Par ailleurs, les enjeux économiques de la fermeture des frontières sont tout aussi décisifs : disparités de « développement », exploitation d’une main d’œuvre sans papiers mais aussi explosion du marché de l’armement et de la surveillance, construction des murs très denses en technologie, recyclage de l’industrie militaire vers les opérateurs civils du contrôle des frontières sont constitutifs d’une véritable économie de la fermeture des frontières.

La dernière partie portera sur les récits de résistance et les réflexions qui remettent en question les frontières et le rôle qu’elles jouent aujourd’hui. Les récits, témoignages et expériences de personnes qui transgressent les lois frontalières, sont le relais de leur vécu et de leurs analyses personnelles et collectives. Comment remettre les droits fondamentaux au cœur de la vie sociale alors que les politiques publiques, en fermant les frontières, créent des situations d’une extrême violence ? Avec les expériences d’organisation collective, les actions directes ou la solidarité au quotidien, il n’y a pas qu’une seule façon de résister. Ici et là-bas, la diversité des personnes produit une pluralité de réponses face à l’injustice. Enfin, cette partie s’intéressera aux utopies concrètes de la construction d’un monde où la liberté de circulation serait garantie à tou·tes. Sommes-nous capables de penser un monde « sans frontières » ? Quels modes d’organisation sociale s’y verraient reflétés ? Les expériences qui remettent en cause les États-nations et leurs frontières avec des perspectives parfois radicalement différentes, seront aussi à explorer : mouvements régionalistes indépendantistes qui font bouger la ligne des frontières telles qu’elles sont aujourd’hui établies, peuples nomades qui comprennent le monde autrement, mouvements internationalistes...

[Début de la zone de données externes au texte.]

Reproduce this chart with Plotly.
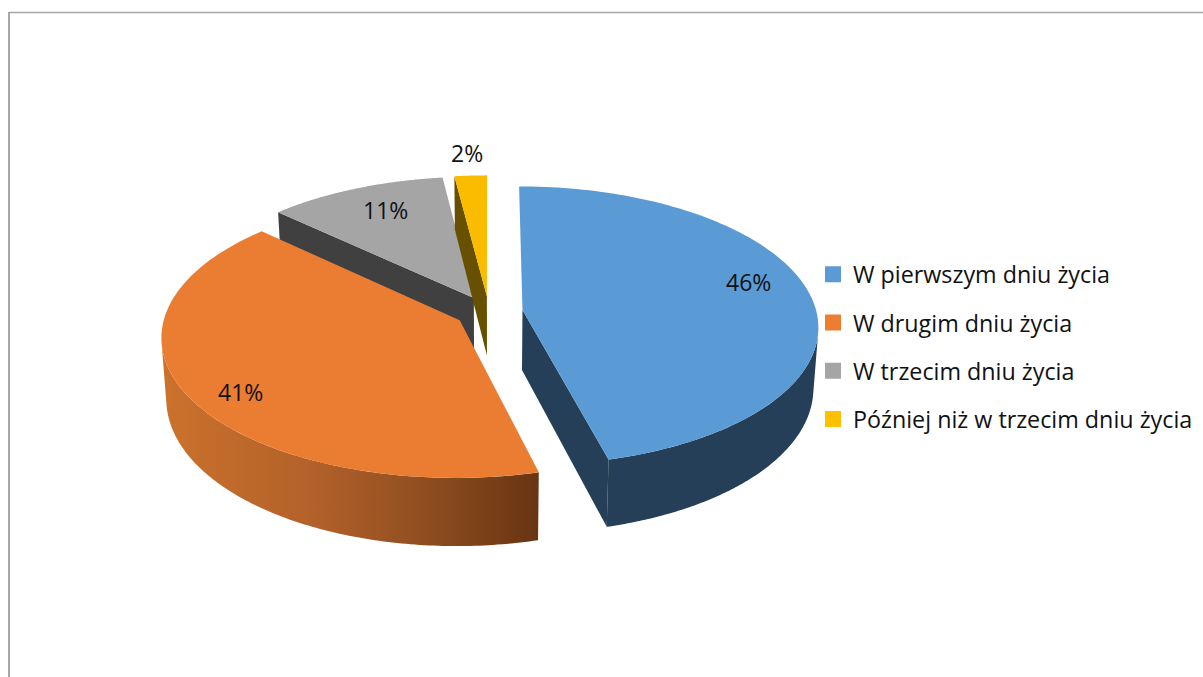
import numpy as np
import plotly.graph_objects as go

# Data
categories = ["W pierwszym dniu życia", "W drugim dniu życia", "W trzecim dniu życia", "Później niż w trzecim dniu życia"]
values = [46, 41, 11, 2]
value_labels = ["46%", "41%", "11%", "2%"]

# Style
top_colors = ["#5B9BD5", "#EB7D32", "#A5A5A5", "#FBBC00"]
legend_colors = ["#5B9BD5", "#ED7D31", "#A5A5A5", "#FFC000"]
wall_colors = ["#243F57", "#8A4A1E", "#404040", "#675100"]
orange_wall_scale = [[0, "#CB722C"], [0.4, "#B3612A"], [0.7, "#8F4E20"], [1, "#683412"]]
FONT = "Open Sans"
W, H = 1203, 677

# Projection of the tilted 3D pie, in pixel space of the chart area
CX, CY = 489.0, 312.0
RX, RY = 294.0, 138.0
PERSP = 0.113
EXPLODE = 0.115
DEPTH = 60.0
LOWER_SCALE = 0.985
# Compass angles at which the side wall's silhouette leaves the rim
RIGHT_SILHOUETTE = np.radians(99)
LEFT_SILHOUETTE = np.radians(261)


def project(u, v, lower=False):
    u, v = np.asarray(u, float), np.asarray(v, float)
    d = 1 + PERSP * v
    x = CX + RX * u / d
    y = CY - RY * v / d
    if lower:
        x = CX + (x - CX) * LOWER_SCALE
        y = y + DEPTH / d
    return x, y


total = sum(values)
ends = np.cumsum(values) / total * 2 * np.pi
starts = np.concatenate([[0], ends[:-1]])
mids = (starts + ends) / 2
apex_u = EXPLODE * np.sin(mids)
apex_v = EXPLODE * np.cos(mids)


def rim(i, a0=None, a1=None):
    t = np.linspace(starts[i] if a0 is None else a0, ends[i] if a1 is None else a1, 120)
    return apex_u[i] + np.sin(t), apex_v[i] + np.cos(t)


def top_poly(i):
    u, v = rim(i)
    return project(np.r_[apex_u[i], u, apex_u[i]], np.r_[apex_v[i], v, apex_v[i]])


def wall_poly(i, a0, a1):
    u, v = rim(i, a0, a1)
    x1, y1 = project(u, v)
    x2, y2 = project(u[::-1], v[::-1], lower=True)
    return np.r_[x1, x2, x1[0]], np.r_[y1, y2, y1[0]]


def cut_poly(i, angle):
    eu, ev = apex_u[i] + np.sin(angle), apex_v[i] + np.cos(angle)
    us, vs = np.array([apex_u[i], eu]), np.array([apex_v[i], ev])
    x1, y1 = project(us, vs)
    x2, y2 = project(us[::-1], vs[::-1], lower=True)
    return np.r_[x1, x2, x1[0]], np.r_[y1, y2, y1[0]]


fig = go.Figure()


def add_poly(xy, color=None, gradient=None):
    kw = dict(x=xy[0], y=xy[1], mode="none", fill="toself", showlegend=False, hoverinfo="skip")
    if gradient:
        kw["fillgradient"] = dict(type="horizontal", colorscale=gradient)
    else:
        kw["fillcolor"] = color
    fig.add_trace(go.Scatter(**kw))


# Painter's order: back slices first
add_poly(cut_poly(2, starts[2]), wall_colors[2])
add_poly(top_poly(2), top_colors[2])
add_poly(cut_poly(3, starts[3]), wall_colors[3])
add_poly(top_poly(3), top_colors[3])
add_poly(cut_poly(0, ends[0]), wall_colors[0])
add_poly(wall_poly(0, RIGHT_SILHOUETTE, ends[0]), wall_colors[0])
add_poly(top_poly(0), top_colors[0])
add_poly(wall_poly(1, starts[1], LEFT_SILHOUETTE), gradient=orange_wall_scale)
add_poly(top_poly(1), top_colors[1])

# Legend entries
for name, color in zip(categories, legend_colors):
    fig.add_trace(go.Scatter(x=[None], y=[None], mode="markers", name=name, legendgroup=name,
                             marker=dict(symbol="square", size=16, color=color)))

# Data labels
label_radius = [0.8, 0.8, 0.8, 1.25]
label_nudge = [(-4, -14), (-4, 12), (8, 1), (0, 4)]
for i, txt in enumerate(value_labels):
    lx, ly = project(apex_u[i] + label_radius[i] * np.sin(mids[i]), apex_v[i] + label_radius[i] * np.cos(mids[i]))
    fig.add_annotation(x=float(lx), y=float(ly), text=txt, showarrow=False,
                       xshift=label_nudge[i][0], yshift=-label_nudge[i][1],
                       font=dict(family=FONT, size=23, color="#111111"))

fig.add_shape(type="line", xref="x", yref="y", x0=9, x1=W, y0=12.5, y1=12.5, line=dict(color="#A6A6A6", width=1.5))
fig.add_shape(type="line", xref="x", yref="y", x0=9, x1=9, y0=12, y1=H, line=dict(color="#A6A6A6", width=2))

fig.update_layout(
    width=W, height=H, margin=dict(l=0, r=0, t=0, b=0),
    paper_bgcolor="white", plot_bgcolor="white",
    xaxis=dict(range=[0, W], visible=False, fixedrange=True),
    yaxis=dict(range=[H, 0], visible=False, fixedrange=True),
    showlegend=True,
    legend=dict(x=813 / W, xanchor="left", y=1 - 252.5 / H, yanchor="top", tracegroupgap=15,
                bgcolor="rgba(0,0,0,0)", font=dict(family=FONT, size=23.3, color="#111111")),
)
fig.write_html("out.html", config={"displayModeBar": False},
               post_script="document.body.style.margin='0';document.body.style.overflow='hidden';")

Il s’agit donc bien d’établir des liens entre ce sujet d’une actualité brûlante et des dynamiques de long terme dans les différentes parties du monde, d’en éclairer les différents enjeux géopolitiques et économiques, et de donner de la visibilité aux luttes actives d’hier et d’aujourd’hui. C’est cette perspective qui est au cœur de ce nouveau numéro de la collection Passerelle : des réflexions et débats, des témoignages et des pistes d’horizons politiques qui nous permettront de mieux saisir les enjeux des frontières, afin de nous armer de meilleurs outils pour la justice sociale et la garantie des droits fondamentaux de toutes et tous.